News stories about young Jewish bigots in the Old City spitting on Christian clergy - who make conspicuous targets in their long dark robes and crucifix symbols around their necks - surface in the media every few years or so. It's natural, then, to conclude that such incidents are rare, but in fact they are habitual. Anti-Christian Orthodox Jews, overwhelmingly boys and young men, have been spitting with regularity on priests and nuns in the Old City for about 20 years, and the problem is only getting worse.
"My impression is that Christian clergymen are being spat at in the Old City virtually every day. This has been constantly increasing over the last decade," said Daniel Rossing. An observant, kippa-wearing Jew, Rossing heads the Jerusalem Center for Jewish-Christian Relations and was liaison to Israel's Christian communities for the Ministry of Religious Affairs in the '70s and '80s.

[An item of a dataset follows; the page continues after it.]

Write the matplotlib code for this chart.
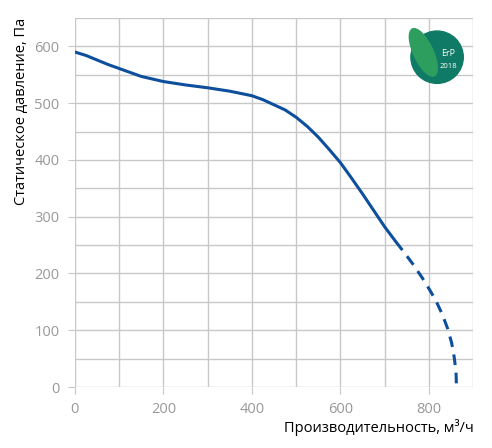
import matplotlib
matplotlib.use("Agg")
import matplotlib.pyplot as plt
from matplotlib.patches import Circle, Ellipse

plt.rcParams["font.family"] = ["Open Sans", "DejaVu Sans"]

# solid part of the curve
flow_solid = [0, 25, 50, 75, 100, 150, 200, 250, 300, 350, 400, 425, 450, 475, 500,
              525, 550, 575, 600, 625, 650, 675, 700, 725]
press_solid = [590, 584, 576, 568, 561, 547, 538, 532, 527, 521, 513, 506, 497, 488, 475,
               459, 440, 418, 395, 368, 340, 311, 282, 256]
# dashed extrapolation
flow_dash = [725, 745, 765, 785, 800, 815, 830, 842, 851, 857, 861, 862]
press_dash = [256, 236, 215, 192, 173, 153, 128, 103, 78, 52, 26, 0]

BLUE = "#0d4f9c"
GRID = "#c8c8c8"
TICK = "#999999"

fig = plt.figure(figsize=(4.92, 4.48), dpi=100)
ax = fig.add_axes([0.152, 0.136, 0.81, 0.824])
ax.plot(flow_solid, press_solid, color=BLUE, lw=2.2, solid_capstyle="round")
ax.plot(flow_dash, press_dash, color=BLUE, lw=2.2, ls=(0, (3.5, 2.5)))

ax.set_xlim(0, 900)
ax.set_ylim(0, 645)
ax.set_xticks(range(0, 901, 200))
ax.set_xticks(range(0, 901, 100), minor=True)
ax.set_yticks(range(0, 601, 100))
ax.set_yticks(range(0, 651, 50), minor=True)
ax.grid(True, which="both", color=GRID, lw=1)
ax.set_axisbelow(True)
for s in ax.spines.values():
    s.set_visible(False)
ax.tick_params(which="both", length=0, colors=TICK, labelsize=10.5, pad=6)
ax.tick_params(axis="both", which="major", length=5, color=GRID)

ax.set_xlabel("Производительность, м³/ч", fontsize=10.5, loc="right", labelpad=1)
ax.set_ylabel("Статическое давление, Па", fontsize=10.5, loc="top")
ax.yaxis.set_label_coords(-0.115, 1.0)

# ErP 2018 badge
lax = fig.add_axes([0.81, 0.80, 0.14, 0.16])
lax.set_xlim(0, 1); lax.set_ylim(0, 1); lax.set_aspect("equal"); lax.axis("off")
lax.add_patch(Circle((0.56, 0.45), 0.38, color="#0f7a66"))
lax.add_patch(Ellipse((0.36, 0.52), 0.28, 0.75, angle=25, color="#2e9e5e"))
lax.text(0.72, 0.5, "ErP", color="white", fontsize=6.5, ha="center", va="center")
lax.text(0.72, 0.32, "2018", color="white", fontsize=5.5, ha="center", va="center")

fig.savefig("out.png", dpi=100)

For Christian clergy in the Old City, being spat at by Jewish fanatics "is a part of life," said the American Jewish Committee's Rabbi David Rosen, Israel's most prominent Jewish interfaith activist.
"I hate to say it, but we've grown accustomed to this. Jewish religious fanatics spitting at Christian priests and nuns has become a tradition," said Roman Catholic Father Massimo Pazzini, sitting inside the Church of the Flagellation on the Via Dolorosa.
These are the very opposite of isolated incidents. Father Athanasius of the Christian Information Center called them a "phenomenon." George Hintlian, the unofficial spokesman for the local Armenian community and former secretary of the Armenian Patriarchate, said it was "like a campaign."
Christians in Israel are a small, weak community known for "turning the other cheek," so these Jewish xenophobes feel free to spit on them; they don't spit on Muslims in the Old City because they're afraid to, the clerics noted.
THE ONLY Israeli authority who has shown any serious concern over this matter, the one high official whom Christian and Jewish interfaith activists credit for stepping into the fray, is Ashkenazi Chief Rabbi Yona Metzger.
On November 11, Metzger addressed a letter to the "rabbis of the Jewish Quarter," writing that he had "heard a grave rumor about yeshiva students offending heaven…[by] spitting on Christian clergy who walk about the Old City of Jerusalem." Such attackers, he added, are almost tantamount to rodfim, or persecutors, which is one of the worst class of offenders in Jewish law. They violate the injunction to follow the "pathways of peace," Metzger wrote, and are liable to provoke anti-Semitism overseas.
"I thus issue the fervent call to root out this evil affliction from our midst, and the sooner the better," wrote the chief rabbi.
Metzger published the letter in response to an appeal from Armenian Archbishop Nourhan Manougian, an appeal that came in the wake of a September 5 incident in the Old City in which a haredi man spat on a group of Armenian seminarians who, in turn, beat him up. (See box.)
This is not the first time Metzger has spoken out against the spitting - he did so five years ago after the most infamous incident on record, when Manougian himself was spat on by an Old City yeshiva student during an Armenian Orthodox procession. In response, the archbishop slapped the student's face, and then the student tore the porcelain ceremonial crucifix off Manougian's neck and threw it to the ground, breaking it.
Then interior minister Avraham Poraz called the assault on the archbishop "repulsive" and called for a police crackdown on anti-Christian attacks in the Old City. Police reportedly punished the student by banning him from the Old City for 75 days.